Даже невинные проекты Синклера, поскольку в них содержался элемент критики, сервильная печать осуждала. Разговор по душам с «королями», которые не хотели расставаться со своим «престолом», явно не клеился. Напротив, некоронованные «короли» принимали все меры, чтобы укрепить свое положение. Синклер не мог не видеть, что империалистическая реакция в США пестовала организации тина «черного легиона» и т. п., что гитлеровская агентура находила в США своих сторонников в лице властелина желтой прессы Рандольфа Хэрста и некоторых других монополистов.
Творческий спад обещал быть затяжным, если бы Синклер после горьких неудач не обратился вновь лицом к реальной Америке — к ее социальным контрастам, что вернуло читателям Синклера-памфлетиста.
Памфлеты «Автомобильный король» (1937) и «Малая сталь» (1938) продолжили цикл социальных романов Синклера об индустриальных «королях» Америки. Здесь мы видим острое перо автора «Джунглей» и «Короля-угля», который зорко присматривается к жизни «капиталистических цитаделей» и правдиво воспроизводит картины эксплуатации рабочих. Лицемерные фразы «о мире в промышленности» и подавление рабочих организаций, крики о «свободе» и широко разветвленная сеть шпионажа, устранение передовых рабочих — таково лицо капиталистических предприятии Америки 30-х годов, как оно верно нарисовано Синклером в «Автомобильном короле» и «Малой стали».
Полемизируя с развлекательной литературой, рисующей в розовых тонах обогащение девушки или юноши в силу магических свойств американской фортуны, Эптон Синклер воссоздает правдивую картину возвышения «короля» Форда и обнищания старого фордовского рабочего Шатта, которого в конце концов выбрасывают на улицу, как износившуюся ненужную деталь огромной машины. В романе «Автомобильный король» Синклер вынужден был расстаться со своим идиллическим взглядом на Форда как на «милостивого» и «чуткого отца рабочих». Он вспоминает о своих безуспешных попытках уговорить отгородившегося от мира и живущего в сказочной роскоши «короля жестянок» быть отзывчивым к рабочим. Призывы к Форду перестать быть угнетателем ни к чему не привели. И автор нарисовал Форда таким, каков он есть: под маской патриархального наставника, любителя старины, писатель разглядел изворотливого, хладнокровного, расчетливого дельца, лицемера, беззастенчивого в выборе средств борьбы за богатство и власть.
В романе-памфлете «Автомобильный король» суровая реальность противопоставлена мифу о «просперити»: кризис сковывает «цитадель» Форда, рабочие увольняются, в народе растет недовольство, а среди рабочих — тяга к сплочению и организации.

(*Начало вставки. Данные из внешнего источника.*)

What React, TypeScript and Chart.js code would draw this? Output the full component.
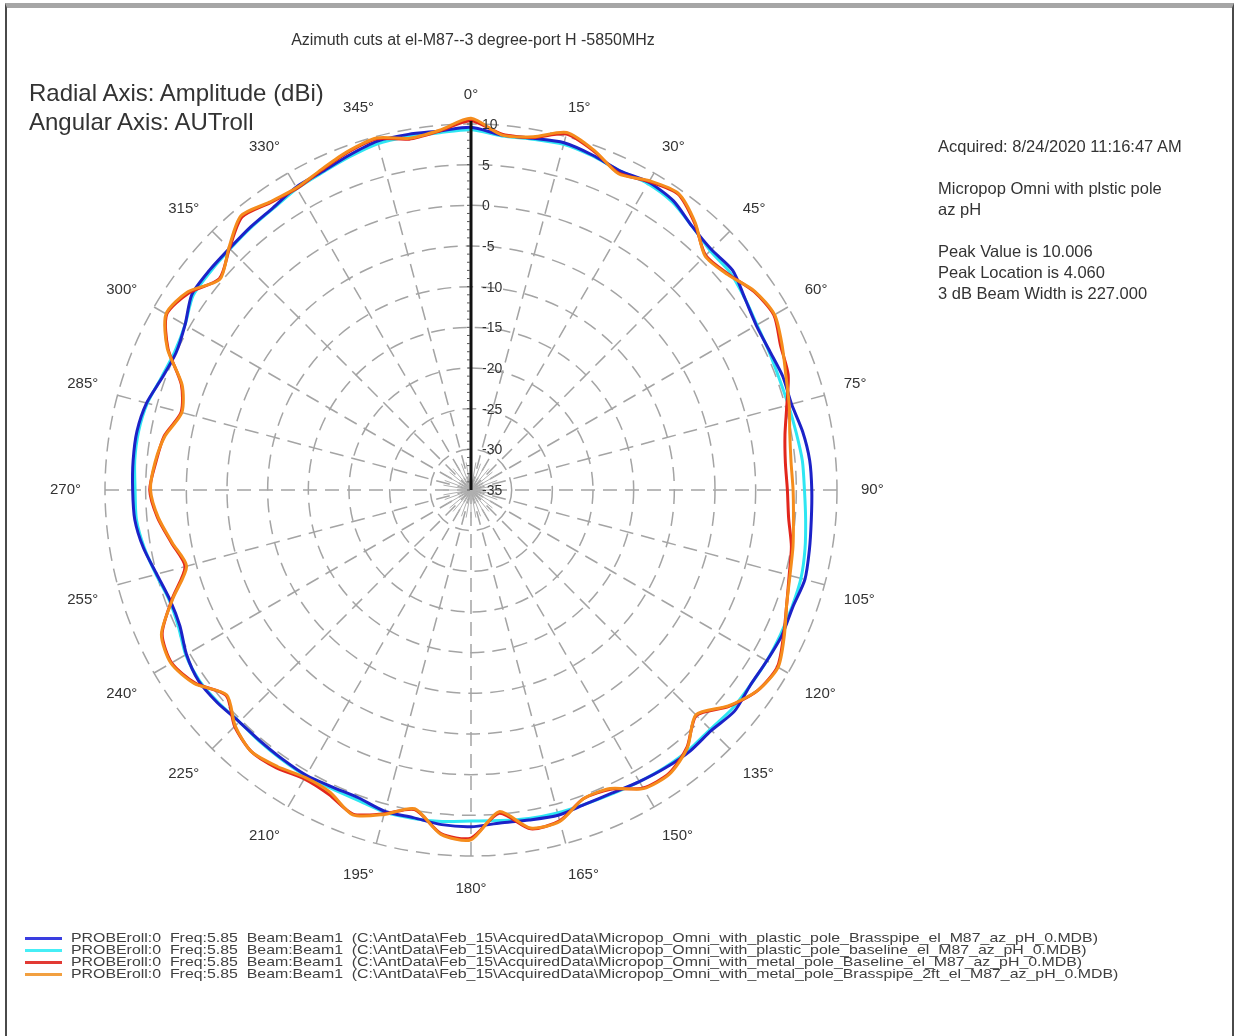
import React, { useEffect, useLayoutEffect, useRef } from 'react';
import { Chart, registerables } from 'chart.js';

Chart.register(...registerables);

// ---- data (degrees, dBi) ----
const ANGLES = [
  0, 5, 10, 15, 20, 25, 30, 35, 40, 45, 50, 55,
  60, 65, 70, 75, 80, 85, 90, 95, 100, 105, 110, 115,
  120, 125, 130, 135, 140, 145, 150, 155, 160, 165, 170, 175,
  180, 185, 190, 195, 200, 205, 210, 215, 220, 225, 230, 235,
  240, 245, 250, 255, 260, 265, 270, 275, 280, 285, 290, 295,
  300, 305, 310, 315, 320, 325, 330, 335, 340, 345, 350, 355,
];
const ANGLE_TICKS = [0, 15, 30, 45, 60, 75, 90, 105, 120, 135, 150, 165, 180, 195, 210, 225, 240, 255, 270, 285, 300, 315, 330, 345];
const RADIAL_TICKS = [10, 5, 0, -5, -10, -15, -20, -25, -30, -35];

const BLUE = [
  9.6, 8.8, 8.9, 9.2, 8.8, 8.3, 8.7, 8.4, 7.3, 6.8, 7.0, 6.1,
  5.5, 5.5, 5.8, 5.8, 6.4, 6.8, 6.9, 7.0, 7.25, 7.5, 7.1, 7.2,
  7.0, 6.9, 7.3, 6.8, 6.9, 6.7, 6.4, 6.1, 6.1, 6.4, 6.2, 6.1,
  6.4, 6.3, 5.9, 5.9, 5.3, 5.3, 5.5, 5.4, 5.3, 5.3, 5.7, 5.9,
  5.4, 4.5, 4.4, 5.0, 5.9, 6.5, 6.6, 6.7, 6.7, 6.3, 5.4, 5.0,
  5.6, 6.9, 7.0, 7.0, 7.2, 7.4, 8.0, 8.2, 8.8, 9.4, 9.4, 9.3,
];
const CYAN = [
  9.3, 8.7, 8.8, 9.0, 8.7, 8.3, 8.5, 8.2, 7.3, 6.6, 6.6, 6.1,
  5.6, 5.4, 5.3, 5.4, 5.6, 5.9, 6.0, 6.3, 6.7, 7.0, 7.0, 7.0,
  7.0, 6.9, 6.9, 6.6, 6.7, 6.6, 6.4, 6.2, 6.1, 6.1, 6.0, 5.8,
  5.7, 5.9, 6.0, 6.0, 5.6, 5.5, 5.6, 5.5, 5.4, 5.3, 5.6, 5.8,
  5.5, 4.7, 4.5, 5.1, 5.8, 6.3, 6.3, 6.5, 6.5, 6.2, 5.5, 5.2,
  5.6, 6.7, 6.8, 6.9, 7.1, 7.3, 7.8, 8.1, 8.6, 9.1, 9.1, 9.1,
];
const RED = [
  10.4, 8.9, 9.0, 10.3, 9.3, 8.0, 8.8, 9.4, 7.8, 5.8, 6.3, 7.5,
  8.0, 7.0, 6.5, 5.2, 4.2, 3.8, 3.9, 4.2, 5.0, 5.5, 6.3, 7.4,
  8.5, 8.0, 6.4, 4.2, 6.3, 7.5, 7.3, 5.6, 5.4, 7.1, 7.3, 4.9,
  7.8, 7.4, 4.9, 6.2, 7.4, 6.3, 6.0, 6.7, 7.0, 6.1, 4.3, 6.4,
  7.5, 6.9, 4.1, 1.4, 2.4, 3.7, 4.5, 3.9, 3.3, 1.9, 2.9, 6.1,
  8.2, 7.3, 5.4, 7.0, 8.8, 8.1, 7.8, 8.4, 9.2, 9.7, 8.8, 9.3,
];
const ORANGE = [
  10.7, 8.8, 9.1, 10.5, 9.4, 7.9, 8.9, 9.5, 7.9, 5.7, 6.2, 7.6,
  8.1, 7.2, 6.2, 5.5, 4.8, 4.5, 4.6, 4.8, 5.2, 5.6, 6.3, 7.5,
  8.6, 8.0, 6.3, 4.1, 6.4, 7.6, 7.4, 5.5, 5.4, 7.2, 7.2, 4.7,
  8.0, 7.5, 4.8, 6.3, 7.5, 6.0, 5.8, 6.5, 7.0, 6.0, 4.2, 6.5,
  7.6, 7.0, 4.0, 1.2, 2.3, 3.6, 4.4, 4.0, 3.2, 1.8, 2.8, 6.2,
  8.3, 7.5, 5.3, 7.1, 9.0, 8.2, 7.9, 8.5, 9.3, 9.8, 8.9, 9.4,
];

const SERIES_LABELS = [
  'PROBEroll:0  Freq:5.85  Beam:Beam1  (C:\\AntData\\Feb_15\\AcquiredData\\Micropop_Omni_with_plastic_pole_Brasspipe_el_M87_az_pH_0.MDB)',
  'PROBEroll:0  Freq:5.85  Beam:Beam1  (C:\\AntData\\Feb_15\\AcquiredData\\Micropop_Omni_with_plastic_pole_baseline_el_M87_az_pH_0.MDB)',
  'PROBEroll:0  Freq:5.85  Beam:Beam1  (C:\\AntData\\Feb_15\\AcquiredData\\Micropop_Omni_with_metal_pole_Baseline_el_M87_az_pH_0.MDB)',
  'PROBEroll:0  Freq:5.85  Beam:Beam1  (C:\\AntData\\Feb_15\\AcquiredData\\Micropop_Omni_with_metal_pole_Brasspipe_2ft_el_M87_az_pH_0.MDB)',
];
const SERIES_COLORS = ['#1c22c8', '#2ee6f2', '#e2261c', '#f58c1c'];
const LEGEND_COLORS = ['#3a3ee0', '#46eef6', '#e23a34', '#f2a040'];

const TITLE = 'Azimuth cuts at el-M87--3 degree-port H -5850MHz';
const INFO_LINES = [
  { text: 'Acquired: 8/24/2020 11:16:47 AM', y: 146 },
  { text: 'Micropop Omni with plstic pole', y: 188 },
  { text: 'az pH', y: 209 },
  { text: 'Peak Value is 10.006', y: 251 },
  { text: 'Peak Location is 4.060', y: 272 },
  { text: '3 dB Beam Width is 227.000', y: 293 },
];

const FONT = '"Liberation Sans", Arial, sans-serif';

const decorPlugin = {
  id: 'decor',
  beforeDatasetsDraw(chart: any) {
    const s = chart.scales.r;
    const ctx = chart.ctx;
    ctx.save();
    ctx.strokeStyle = '#b0b0b0';
    ctx.lineWidth = 1;
    ANGLES.forEach((a, i) => {
      if (a % 10 !== 0) return;
      const p = s.getPointPosition(i, 28);
      ctx.beginPath();
      ctx.moveTo(s.xCenter, s.yCenter);
      ctx.lineTo(p.x, p.y);
      ctx.stroke();
    });
    ctx.restore();
  },
  afterDatasetsDraw(chart: any) {
    const s = chart.scales.r;
    const ctx = chart.ctx;
    const cx = s.xCenter;
    const cy = s.yCenter;
    ctx.save();
    // radial axis line
    ctx.strokeStyle = '#111';
    ctx.lineWidth = 3;
    ctx.beginPath();
    ctx.moveTo(cx, cy);
    ctx.lineTo(cx, cy - s.drawingArea - 3);
    ctx.stroke();
    ctx.lineWidth = 1;
    ctx.strokeStyle = '#555';
    for (let v = -35; v <= 10; v += 1) {
      const y = cy - s.getDistanceFromCenterForValue(v);
      ctx.beginPath();
      ctx.moveTo(cx - 4, y);
      ctx.lineTo(cx - 1, y);
      ctx.stroke();
    }
    // radial tick labels
    ctx.fillStyle = '#333';
    ctx.font = `14px ${FONT}`;
    ctx.textAlign = 'left';
    ctx.textBaseline = 'middle';
    RADIAL_TICKS.forEach((v) => {
      const y = cy - s.getDistanceFromCenterForValue(v);
      ctx.fillText(String(v), cx + 11, y + 1);
    });
    // angular labels
    ctx.font = `15px ${FONT}`;
    ANGLE_TICKS.forEach((a) => {
      const idx = ANGLES.indexOf(a);
      const p = s.getPointPosition(idx, s.drawingArea + 24);
      let x = p.x;
      let y = p.y;
      if (a === 0 || a === 180) {
        ctx.textAlign = 'center';
      } else if (a < 180) {
        ctx.textAlign = 'left';
        if (a !== 90) x -= 4;
      } else {
        ctx.textAlign = 'right';
        if (a !== 270) x += 4;
      }
      if (a === 90 || a === 270) {
        ctx.textBaseline = 'middle';
      } else if (a < 90 || a > 270) {
        ctx.textBaseline = 'bottom';
        y += 2;
      } else {
        ctx.textBaseline = 'top';
        y += 1;
      }
      ctx.fillText(`${a}°`, x, y);
    });
    ctx.restore();
  },
};

export default function App() {
  const canvasRef = useRef<HTMLCanvasElement | null>(null);
  const legendRefs = useRef<(HTMLSpanElement | null)[]>([]);

  useLayoutEffect(() => {
    const first = legendRefs.current[0];
    if (!first) return;
    const w = first.getBoundingClientRect().width;
    const k = w > 0 ? 1027 / w : 1;
    legendRefs.current.forEach((el) => {
      if (el) el.style.transform = `scaleX(${k})`;
    });
  }, []);

  useEffect(() => {
    if (!canvasRef.current) return;
    const datasets = [
      { label: SERIES_LABELS[0], data: BLUE, borderColor: SERIES_COLORS[0], order: 2 },
      { label: SERIES_LABELS[1], data: CYAN, borderColor: SERIES_COLORS[1], order: 3 },
      { label: SERIES_LABELS[2], data: RED, borderColor: SERIES_COLORS[2], order: 1 },
      { label: SERIES_LABELS[3], data: ORANGE, borderColor: SERIES_COLORS[3], order: 0 },
    ].map((d) => ({
      ...d,
      backgroundColor: 'rgba(0,0,0,0)',
      borderWidth: 3,
      pointRadius: 0,
      pointHoverRadius: 0,
      fill: false,
      tension: 0.25,
      clip: false as any,
    }));

    const chart = new Chart(canvasRef.current, {
      type: 'radar',
      data: { labels: ANGLES.map((a) => `${a}°`), datasets },
      options: {
        responsive: false,
        animation: false,
        devicePixelRatio: 1,
        layout: { padding: { left: 105, top: 124, right: 399, bottom: 180 } },
        plugins: { legend: { display: false }, tooltip: { enabled: false } },
        scales: {
          r: {
            min: -35,
            max: 10,
            startAngle: 0,
            ticks: { display: false, stepSize: 5 },
            pointLabels: { display: false },
            grid: { circular: true, color: '#a4a4a4', lineWidth: 1.5, borderDash: [14, 8] } as any,
            border: { dash: [14, 8] } as any,
            angleLines: {
              display: true,
              color: '#a4a4a4',
              lineWidth: (ctx: any) => (ANGLES[ctx.index] % 15 === 0 ? 1.5 : 0),
              borderDash: [14, 8],
            } as any,
          },
        },
      },
      plugins: [decorPlugin as any],
    });
    return () => chart.destroy();
  }, []);

  return (
    <div style={{ position: 'fixed', left: 0, top: 0, width: 1236, height: 1036, background: '#fff', overflow: 'hidden', fontFamily: FONT, color: '#333' }}>
      <div style={{ position: 'absolute', left: 5, top: 3, width: 1225, height: 1040, borderTop: '5px solid #a6a6a6', borderLeft: '2px solid #4a4a4a', borderRight: '2px solid #4a4a4a' }} />
      <canvas ref={canvasRef} width={1236} height={1036} style={{ position: 'absolute', left: 0, top: 0 }} />
      <div style={{ position: 'absolute', left: 0, width: 946, top: 30, textAlign: 'center', fontSize: 16, lineHeight: '20px', whiteSpace: 'nowrap' }}>{TITLE}</div>
      <div style={{ position: 'absolute', left: 29, top: 79, fontSize: 24, lineHeight: '28px', whiteSpace: 'nowrap' }}>Radial Axis: Amplitude (dBi)</div>
      <div style={{ position: 'absolute', left: 29, top: 108, fontSize: 24, lineHeight: '28px', whiteSpace: 'nowrap' }}>Angular Axis: AUTroll</div>
      {INFO_LINES.map((l) => (
        <div key={l.text} style={{ position: 'absolute', left: 938, top: l.y - 10, fontSize: 16.5, lineHeight: '20px', whiteSpace: 'nowrap' }}>{l.text}</div>
      ))}
      {SERIES_LABELS.map((lab, i) => (
        <div key={lab} style={{ position: 'absolute', left: 25, top: 932 + i * 12, height: 12, whiteSpace: 'nowrap' }}>
          <div style={{ position: 'absolute', left: 0, top: 5, width: 37, height: 3, background: LEGEND_COLORS[i] }} />
          <span
            ref={(el) => { legendRefs.current[i] = el; }}
            style={{ position: 'absolute', left: 46, top: -1, fontSize: 13.5, lineHeight: '13px', color: '#404040', whiteSpace: 'pre', transformOrigin: 'left center', display: 'inline-block' }}
          >{lab}</span>
        </div>
      ))}
    </div>
  );
}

Печальна судьба старого фордовского рабочего Эбнера Батта, неотвратимо крушение его наивных иллюзий и веры в утешительные сказки своего «всемогущего» хозяина. Разлад царит в семье Шатта — одни сдаются, стремясь попасть в ряды «аристократов», другие, как Том Шатт, непримиримые и честные, встают на путь защиты своих прав. Тут Синклер не грешит против истины, верно подмечая всю сложность жизни рабочего США в 30-е годы.
[…]
Л-ра: Балашов П.С. Писатели-реалисты ХХ века на Западе. – Москва, 1984. – С. 202-220.